The Travelling Salesman Problem

Travelling Salesman Problem (TSP) is a very common problem used everyday in our life. The problem is basically travelling to all the vertices at once starting from a single source, and return back to the source using the shortest possible routes. For real life example, let an Amazon delivery man wants to deliver 3 parcels to 3 different locations 1, 2 and 3 from the location 0. He can choose to deliver at location 1 first then 2 and then 3. Or, he may choose first 3, then 1 and then 2. Or, He can choose other paths as well. However, he have to measure the shortest paths in which he can save time and the cost of travelling.
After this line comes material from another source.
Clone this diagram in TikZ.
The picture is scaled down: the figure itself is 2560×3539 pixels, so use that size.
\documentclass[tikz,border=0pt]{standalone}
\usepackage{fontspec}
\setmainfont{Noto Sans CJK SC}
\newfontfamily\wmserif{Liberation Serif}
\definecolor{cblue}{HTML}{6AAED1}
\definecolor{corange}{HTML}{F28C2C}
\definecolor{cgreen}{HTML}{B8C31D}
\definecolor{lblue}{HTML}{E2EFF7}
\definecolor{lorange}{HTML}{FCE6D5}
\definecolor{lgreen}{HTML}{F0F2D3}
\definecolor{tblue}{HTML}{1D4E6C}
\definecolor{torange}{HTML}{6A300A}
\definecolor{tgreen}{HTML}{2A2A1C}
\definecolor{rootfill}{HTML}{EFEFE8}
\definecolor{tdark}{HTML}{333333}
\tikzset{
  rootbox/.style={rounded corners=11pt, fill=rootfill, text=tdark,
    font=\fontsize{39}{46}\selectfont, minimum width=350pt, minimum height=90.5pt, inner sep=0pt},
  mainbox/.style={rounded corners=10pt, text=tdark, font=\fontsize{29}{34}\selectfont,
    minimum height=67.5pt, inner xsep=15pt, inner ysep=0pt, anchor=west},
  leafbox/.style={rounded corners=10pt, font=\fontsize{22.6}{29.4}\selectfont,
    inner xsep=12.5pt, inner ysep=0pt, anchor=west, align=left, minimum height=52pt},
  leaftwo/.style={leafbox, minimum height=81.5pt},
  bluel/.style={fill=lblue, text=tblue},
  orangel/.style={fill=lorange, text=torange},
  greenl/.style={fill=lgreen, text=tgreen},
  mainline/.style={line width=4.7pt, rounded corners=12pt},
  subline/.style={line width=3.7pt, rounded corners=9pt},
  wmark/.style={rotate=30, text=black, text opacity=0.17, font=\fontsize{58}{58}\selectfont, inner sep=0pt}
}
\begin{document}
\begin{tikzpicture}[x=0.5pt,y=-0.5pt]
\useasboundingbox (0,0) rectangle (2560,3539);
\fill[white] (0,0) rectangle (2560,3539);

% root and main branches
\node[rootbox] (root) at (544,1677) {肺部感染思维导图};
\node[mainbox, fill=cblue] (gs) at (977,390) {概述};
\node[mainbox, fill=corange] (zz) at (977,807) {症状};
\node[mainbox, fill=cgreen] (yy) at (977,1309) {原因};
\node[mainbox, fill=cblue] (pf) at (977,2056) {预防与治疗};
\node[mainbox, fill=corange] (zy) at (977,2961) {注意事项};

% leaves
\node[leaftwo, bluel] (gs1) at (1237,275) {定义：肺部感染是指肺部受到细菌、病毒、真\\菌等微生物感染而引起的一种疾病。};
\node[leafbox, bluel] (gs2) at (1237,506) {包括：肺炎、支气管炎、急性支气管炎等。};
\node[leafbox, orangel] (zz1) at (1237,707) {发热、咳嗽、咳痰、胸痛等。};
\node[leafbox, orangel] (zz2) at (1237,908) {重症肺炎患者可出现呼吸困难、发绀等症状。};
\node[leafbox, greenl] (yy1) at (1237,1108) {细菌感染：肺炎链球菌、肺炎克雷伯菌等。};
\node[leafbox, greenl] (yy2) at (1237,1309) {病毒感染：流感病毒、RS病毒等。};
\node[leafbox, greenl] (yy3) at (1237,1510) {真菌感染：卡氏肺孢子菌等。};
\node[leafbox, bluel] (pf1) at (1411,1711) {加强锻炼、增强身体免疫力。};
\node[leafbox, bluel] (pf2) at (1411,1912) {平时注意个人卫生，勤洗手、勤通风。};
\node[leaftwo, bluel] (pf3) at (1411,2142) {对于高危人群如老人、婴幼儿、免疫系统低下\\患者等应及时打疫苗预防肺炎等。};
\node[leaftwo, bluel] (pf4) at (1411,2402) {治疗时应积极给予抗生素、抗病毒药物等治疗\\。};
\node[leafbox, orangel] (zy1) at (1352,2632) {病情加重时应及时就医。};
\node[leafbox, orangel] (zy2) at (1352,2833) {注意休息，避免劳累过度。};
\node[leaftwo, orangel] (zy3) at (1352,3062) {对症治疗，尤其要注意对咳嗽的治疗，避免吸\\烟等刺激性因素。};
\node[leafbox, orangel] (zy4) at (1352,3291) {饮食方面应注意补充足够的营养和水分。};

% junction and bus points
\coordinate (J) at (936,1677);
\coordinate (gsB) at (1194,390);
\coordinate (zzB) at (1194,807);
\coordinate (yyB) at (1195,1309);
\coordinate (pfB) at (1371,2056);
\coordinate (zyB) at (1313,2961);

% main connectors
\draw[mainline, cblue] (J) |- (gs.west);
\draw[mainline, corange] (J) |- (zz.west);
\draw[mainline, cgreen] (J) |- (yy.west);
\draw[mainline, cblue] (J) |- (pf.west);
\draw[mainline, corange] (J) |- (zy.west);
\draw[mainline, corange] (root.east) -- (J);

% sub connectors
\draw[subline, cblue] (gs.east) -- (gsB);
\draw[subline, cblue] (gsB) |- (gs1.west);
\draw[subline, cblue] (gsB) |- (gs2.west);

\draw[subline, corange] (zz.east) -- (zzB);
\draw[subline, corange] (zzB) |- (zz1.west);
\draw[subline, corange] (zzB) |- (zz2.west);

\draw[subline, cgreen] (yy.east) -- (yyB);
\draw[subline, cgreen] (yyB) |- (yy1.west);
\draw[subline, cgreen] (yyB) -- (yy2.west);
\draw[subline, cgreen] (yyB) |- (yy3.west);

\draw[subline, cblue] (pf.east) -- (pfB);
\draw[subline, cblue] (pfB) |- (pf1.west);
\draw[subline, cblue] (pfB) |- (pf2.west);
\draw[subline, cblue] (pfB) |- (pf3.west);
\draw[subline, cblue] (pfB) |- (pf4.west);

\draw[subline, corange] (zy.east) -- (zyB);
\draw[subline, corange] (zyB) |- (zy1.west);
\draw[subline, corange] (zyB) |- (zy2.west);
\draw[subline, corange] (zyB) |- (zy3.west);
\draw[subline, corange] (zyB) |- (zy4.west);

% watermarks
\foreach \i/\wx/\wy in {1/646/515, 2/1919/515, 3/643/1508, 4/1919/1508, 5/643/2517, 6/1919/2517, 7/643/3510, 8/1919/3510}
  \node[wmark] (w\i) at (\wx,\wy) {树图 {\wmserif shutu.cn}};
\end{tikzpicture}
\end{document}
But how can he find that path? That’s all about this TSP.

Though this problem is usually known as Travelling salesman problem, the real life uses of this problem is too vast. Picking up students for school, connecting nodes of a particullar network for data transmission and deciding the flow of the transmission, using robots and automation to do the all the tasks with efficiency, choosing the best possible Nucleic Acid Base for DNA sequencing are some of the many real world problems. All these problems need one thing to be implemented, efficiency.

Here’s the catch, the solution is not so easier as the problem is. Finding the efficient way gets harder as the node increases. The number of possible solution is (n-1)!/2 using combinatorics. The possibility increases exponentially. So, manual brute force or dynamic approach to find all the possible cases and selecting the best solution is not feasible enough even for the fastest computer available. For this reason, researchers haven’t been able to find any polynomial time solution till now that can give the exact only one result for this NP-hard problem. So, they rely on the approximation algorithms to select one of the best possible scenario from a large number of permutations but not the exact single solution.

Some Approaches to solve TSP:

1. Brute Force Approach: Figuring out all the possible cases and selecting the lowest cost path with O(n!) time complexity. Only feasible for small datasets.

2. Greedy Approach: Selecting the node with lowest possible edge cost among all the connected nodes of the source. But skip that node if it forms a cycle or already visited. Repeat this process until all nodes are visited and returns back to the origin. Doesn’t give the optimal solution always.

3. Dynamic Programming Approach: Instead of calculating the total problem, it divides the problem into sub-problems. Calculate in the base levels and store that to reuse later which takes a time complexity of O(n² x 2^n).

4. Genetic Algorithm: Based on the biological processes of choosing, such as natural selection, mutation, crossing-over etc. It is one of the approximation algorithms to give a near-optimal solution.

5. Ant Colony Optimization: Ant’s searching for food and processing the path is used in this algorithm for finding a near-optimal solution.

6. Machine Learning speed up vehicle routing: Uses machine learning to approximate solution.

Solving TSP using Dynamic Programming Approach:

Here, the general formulation is g(i, s) = min{c(i, k) + g(k, s - {k})} where i is the currently source node, s is the set of visitable nodes, c(i, k) is the cost to go from i to k node.

For this case, we need to find the g(0, {1, 2, 3}).

Steps:

1. Let source is 0. The next option to visit can be 1, 2 or 3. g(0, {1, 2, 3})

2. a. If first visit is 1, then the 2nd visit can be 2 or 3. g(1, {2, 3})

   i) if 2nd visit is 2, then 3rd visit must be 3 then 3 to 0. So, total cost is 20.

   ii) if 2nd visit is 3, then 3rd visit must be 2. Lastly, cost of 2 to 0. So, total cost is 17.

   So, if 1 is selected first, then the minimum cost is 17.

   b. If first visit is 2, then the 2nd visit can be 1 or 3. g(2, {1, 3})

   i) If 2nd visit is 1, then 3rd visit must be 3 then 3 to 0. So, total cost is 15.

   ii) If 2nd visit is 3, then 3rd visit must be 1, then 1 to 0. So, total cost is 17. So, If 1st visit is 2, then minimum cost is 15.

   c. If first visit is 3, then the 2nd visit can be 1 or 2. g(3, {1, 2})

   i) If 2nd visit is 1, then 3rd visit must be 2, then 0. So, total cost is 15.

   ii) If 2nd visit is 2, then 3rd visit must be 1, then 0. So, total cost is 20.

   So, if 1st visit is 3, then minimum cost is 15.

3. Finally, the minimum cost is 15. So, there are 2 solutions for this minimum cost. The path is 0-> 2-> 1-> 3-> 0. Or another path is 0-> 3-> 1-> 2-> 0. These 2 solution is basically refers to the same path using forward and backward travelling.